Ensures the company abides by best governance practices set by regulatory authorities.
Regular audits help avoid fines and penalties by addressing non-compliance proactively.
Transparency and regular audits build strong trust among investors and shareholders.
Helps identify areas prone to regulatory fraud or non-compliance, allowing corrective actions.
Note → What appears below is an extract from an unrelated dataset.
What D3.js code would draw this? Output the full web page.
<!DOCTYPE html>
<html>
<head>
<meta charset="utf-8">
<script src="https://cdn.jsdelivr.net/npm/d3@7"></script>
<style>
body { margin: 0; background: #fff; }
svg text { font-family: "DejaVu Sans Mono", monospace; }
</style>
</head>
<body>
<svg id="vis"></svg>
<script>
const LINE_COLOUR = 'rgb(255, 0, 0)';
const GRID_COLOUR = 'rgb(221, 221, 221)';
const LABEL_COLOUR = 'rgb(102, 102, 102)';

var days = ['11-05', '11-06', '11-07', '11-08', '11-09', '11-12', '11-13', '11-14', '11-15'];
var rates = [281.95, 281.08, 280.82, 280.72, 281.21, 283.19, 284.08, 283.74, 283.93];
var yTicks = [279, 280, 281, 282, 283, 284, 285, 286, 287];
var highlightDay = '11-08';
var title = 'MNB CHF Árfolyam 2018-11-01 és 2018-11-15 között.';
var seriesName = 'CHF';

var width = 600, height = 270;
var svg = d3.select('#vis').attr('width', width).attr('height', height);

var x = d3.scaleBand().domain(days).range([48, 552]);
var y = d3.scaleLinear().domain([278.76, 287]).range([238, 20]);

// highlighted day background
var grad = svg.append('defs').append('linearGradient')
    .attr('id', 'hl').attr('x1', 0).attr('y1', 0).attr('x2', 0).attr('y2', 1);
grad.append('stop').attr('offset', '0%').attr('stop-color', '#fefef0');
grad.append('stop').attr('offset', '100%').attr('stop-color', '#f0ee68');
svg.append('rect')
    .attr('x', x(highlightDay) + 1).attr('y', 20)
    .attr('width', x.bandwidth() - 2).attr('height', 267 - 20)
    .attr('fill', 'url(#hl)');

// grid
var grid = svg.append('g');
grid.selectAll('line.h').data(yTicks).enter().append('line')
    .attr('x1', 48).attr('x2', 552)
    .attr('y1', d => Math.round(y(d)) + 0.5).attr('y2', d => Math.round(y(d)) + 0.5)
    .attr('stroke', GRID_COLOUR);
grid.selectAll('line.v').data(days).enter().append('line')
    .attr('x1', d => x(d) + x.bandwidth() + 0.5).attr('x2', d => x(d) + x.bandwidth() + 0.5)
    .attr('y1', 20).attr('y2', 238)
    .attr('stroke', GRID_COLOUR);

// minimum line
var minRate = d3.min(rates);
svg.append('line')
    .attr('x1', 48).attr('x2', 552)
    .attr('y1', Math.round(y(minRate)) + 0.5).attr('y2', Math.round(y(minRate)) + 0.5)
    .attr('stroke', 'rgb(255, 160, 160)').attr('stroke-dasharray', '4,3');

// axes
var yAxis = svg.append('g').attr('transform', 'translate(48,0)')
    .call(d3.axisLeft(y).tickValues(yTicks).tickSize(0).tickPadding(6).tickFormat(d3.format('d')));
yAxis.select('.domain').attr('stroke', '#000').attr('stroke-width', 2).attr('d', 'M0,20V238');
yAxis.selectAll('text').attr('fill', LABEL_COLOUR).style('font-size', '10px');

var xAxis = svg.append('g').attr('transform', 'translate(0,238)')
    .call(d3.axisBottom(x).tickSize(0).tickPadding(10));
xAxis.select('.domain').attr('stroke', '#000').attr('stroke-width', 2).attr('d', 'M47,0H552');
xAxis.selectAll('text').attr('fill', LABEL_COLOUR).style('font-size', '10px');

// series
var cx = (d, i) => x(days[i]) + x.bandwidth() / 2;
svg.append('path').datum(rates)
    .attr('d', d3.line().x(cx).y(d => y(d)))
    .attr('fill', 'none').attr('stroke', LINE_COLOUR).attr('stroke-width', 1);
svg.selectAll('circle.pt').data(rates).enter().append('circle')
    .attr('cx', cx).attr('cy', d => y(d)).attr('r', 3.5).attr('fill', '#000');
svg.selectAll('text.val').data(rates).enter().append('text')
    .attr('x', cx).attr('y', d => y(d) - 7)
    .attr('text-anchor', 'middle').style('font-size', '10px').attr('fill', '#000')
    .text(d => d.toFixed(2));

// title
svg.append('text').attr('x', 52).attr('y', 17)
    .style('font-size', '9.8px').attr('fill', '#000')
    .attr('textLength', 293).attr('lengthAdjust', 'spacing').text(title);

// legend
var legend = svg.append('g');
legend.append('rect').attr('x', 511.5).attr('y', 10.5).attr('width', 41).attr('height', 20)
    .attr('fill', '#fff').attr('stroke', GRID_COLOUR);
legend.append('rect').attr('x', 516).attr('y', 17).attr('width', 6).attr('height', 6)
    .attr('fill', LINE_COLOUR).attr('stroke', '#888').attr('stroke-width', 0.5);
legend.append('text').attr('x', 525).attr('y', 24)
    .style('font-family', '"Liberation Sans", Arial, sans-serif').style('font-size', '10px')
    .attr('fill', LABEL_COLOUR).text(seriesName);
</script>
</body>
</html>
Eligibility for Secretarial Audit


  • Companies listed on a recognized stock exchange in India.
  • Public companies with a share capital of ₹50 crore or more.
  • Companies with a turnover exceeding ₹250 crore.
  • Process of Secretarial Audit


    Step 1

    The Board of Directors appoints an independent practicing company secretary authorized to perform the audit.

    Step 2

    The auditor begins by analyzing the company’s organizational structure and business model.

    Step 3

    The auditor reviews the company’s compliance with applicable laws, rules, and regulations.

    Step 4

    An in-depth review of corporate, environmental, securities, labor laws, and other relevant regulatory frameworks.

    Step 5

    The auditor evaluates how the company conducts board meetings, maintains statutory registers, and files mandatory returns.

    Step 6

    The auditor checks filings submitted to the Registrar of Companies (ROC) and regulatory bodies like SEBI.

    Step 7

    The auditor compiles findings and observations into a comprehensive Secretarial Audit Report (MR-3).

    Step 8

    The final audit report is presented to the Board of Directors for review.

    Step 9

    The board may implement corrective measures based on the auditor’s observations to ensure continued compliance.
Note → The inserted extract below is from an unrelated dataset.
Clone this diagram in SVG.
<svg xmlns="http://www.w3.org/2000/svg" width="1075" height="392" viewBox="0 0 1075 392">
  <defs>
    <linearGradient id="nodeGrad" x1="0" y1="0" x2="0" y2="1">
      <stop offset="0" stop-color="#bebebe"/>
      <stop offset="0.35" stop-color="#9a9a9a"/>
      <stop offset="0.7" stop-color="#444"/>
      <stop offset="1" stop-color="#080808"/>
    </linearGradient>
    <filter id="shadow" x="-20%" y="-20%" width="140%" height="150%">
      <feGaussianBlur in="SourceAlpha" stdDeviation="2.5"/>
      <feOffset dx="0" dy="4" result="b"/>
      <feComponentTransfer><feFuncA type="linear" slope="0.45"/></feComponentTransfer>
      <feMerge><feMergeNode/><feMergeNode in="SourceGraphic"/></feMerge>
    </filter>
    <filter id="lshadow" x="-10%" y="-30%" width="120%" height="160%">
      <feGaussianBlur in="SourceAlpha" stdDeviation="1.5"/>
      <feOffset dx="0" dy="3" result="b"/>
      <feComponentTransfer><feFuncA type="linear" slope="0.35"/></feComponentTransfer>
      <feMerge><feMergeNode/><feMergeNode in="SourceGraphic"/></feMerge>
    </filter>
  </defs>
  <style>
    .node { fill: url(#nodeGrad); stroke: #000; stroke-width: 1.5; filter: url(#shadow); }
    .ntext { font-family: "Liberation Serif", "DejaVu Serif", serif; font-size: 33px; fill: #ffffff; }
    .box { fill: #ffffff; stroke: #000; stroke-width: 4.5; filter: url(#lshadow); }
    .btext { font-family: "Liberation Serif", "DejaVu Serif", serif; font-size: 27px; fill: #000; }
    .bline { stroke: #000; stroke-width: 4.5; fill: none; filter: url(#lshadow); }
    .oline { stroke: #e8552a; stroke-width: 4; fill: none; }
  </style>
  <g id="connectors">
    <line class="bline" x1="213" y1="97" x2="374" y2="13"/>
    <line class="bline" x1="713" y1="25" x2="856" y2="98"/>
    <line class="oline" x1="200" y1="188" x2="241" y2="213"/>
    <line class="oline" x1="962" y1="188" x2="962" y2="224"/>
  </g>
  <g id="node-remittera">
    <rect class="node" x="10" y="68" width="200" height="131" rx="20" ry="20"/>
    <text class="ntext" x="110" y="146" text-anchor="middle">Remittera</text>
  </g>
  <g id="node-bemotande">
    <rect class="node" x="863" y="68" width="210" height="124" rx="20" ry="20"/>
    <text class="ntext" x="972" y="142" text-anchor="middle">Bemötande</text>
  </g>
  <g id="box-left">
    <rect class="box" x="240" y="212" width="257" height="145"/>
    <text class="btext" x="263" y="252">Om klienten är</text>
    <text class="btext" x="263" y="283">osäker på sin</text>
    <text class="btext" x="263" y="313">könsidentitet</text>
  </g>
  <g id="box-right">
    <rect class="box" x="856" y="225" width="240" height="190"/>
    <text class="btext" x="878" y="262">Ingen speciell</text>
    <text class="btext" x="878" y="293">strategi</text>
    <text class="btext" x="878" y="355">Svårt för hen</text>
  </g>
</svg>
    Documents Required for Secretarial Audit


    Corporate records (e.g., meeting minutes, resolutions).
    Financial statements (balance sheets, profit and loss accounts).
    Statutory filings (ROC submissions, compliance reports).
    Compliance documentation (tax filings, licenses, regulatory approvals).
    Legal documents (contracts, agreements, approvals from regulatory bodies).

    FAQs


    Why is the Secretarial Audit important?

    A Secretarial Audit is crucial because it ensures that a company is compliant with legal and regulatory frameworks, thereby promoting good governance and minimizing the risk of non-compliance. This audit helps companies maintain transparency, avoid penalties, and foster investor trust.

    Who can conduct a Secretarial Audit?

    Only qualified practicing company secretaries, who are registered with the Institute of Company Secretaries of India (ICSI), are eligible to conduct a Secretarial Audit. Internal audit teams or employees cannot conduct this audit to maintain objectivity and independence.

    Is Secretarial Audit compulsory for all companies?

    No, a Secretarial Audit is mandatory only for certain companies, such as those listed on a recognized stock exchange, public companies with a share capital of ₹50 crore or more, and companies with a turnover of ₹250 crore or more. Private companies and smaller firms are typically exempt unless specified otherwise.

    What are the consequences of non-compliance identified during the Secretarial Audit?

    If non-compliance is detected during the audit, the company may face penalties, fines, and in severe cases, legal action. Corrective actions must be taken to address the issues identified, and the board is responsible for ensuring compliance going forward.

    How often must a Secretarial Audit be conducted?

    A Secretarial Audit must be conducted annually. It is an ongoing requirement to ensure that the company remains compliant with regulatory frameworks and corporate governance standards each financial year.

    What laws does the Secretarial Audit cover?

    The audit covers a broad range of corporate laws including the Companies Act, SEBI regulations, FEMA (Foreign Exchange Management Act), labor laws, environmental laws, and any industry-specific regulations that apply to the company’s operations.

    What is Form MR-3?

    Form MR-3 is the format used for the Secretarial Audit Report, where the auditor documents their findings, observations, and recommendations. This report is submitted to the Board of Directors and serves as an official record of the audit process and outcomes.

    What is the responsibility of the Board of Directors during the Secretarial Audit?

    The Board of Directors is responsible for providing necessary documents to the auditor and reviewing the audit report. They must also ensure that corrective measures are taken if any compliance issues or risks are identified during the audit process.

    Can a company's internal audit team conduct a Secretarial Audit?

    No, the audit must be conducted by an independent practicing company secretary. Internal teams cannot perform this audit to maintain the impartiality and independence required for an accurate and fair evaluation.

    What happens if a company fails to conduct a Secretarial Audit?

    Failure to conduct a Secretarial Audit can lead to severe consequences including penalties, fines, and in extreme cases, imprisonment for the company’s directors. Legal action can also be taken for persistent non-compliance, making it essential to adhere to audit requirements.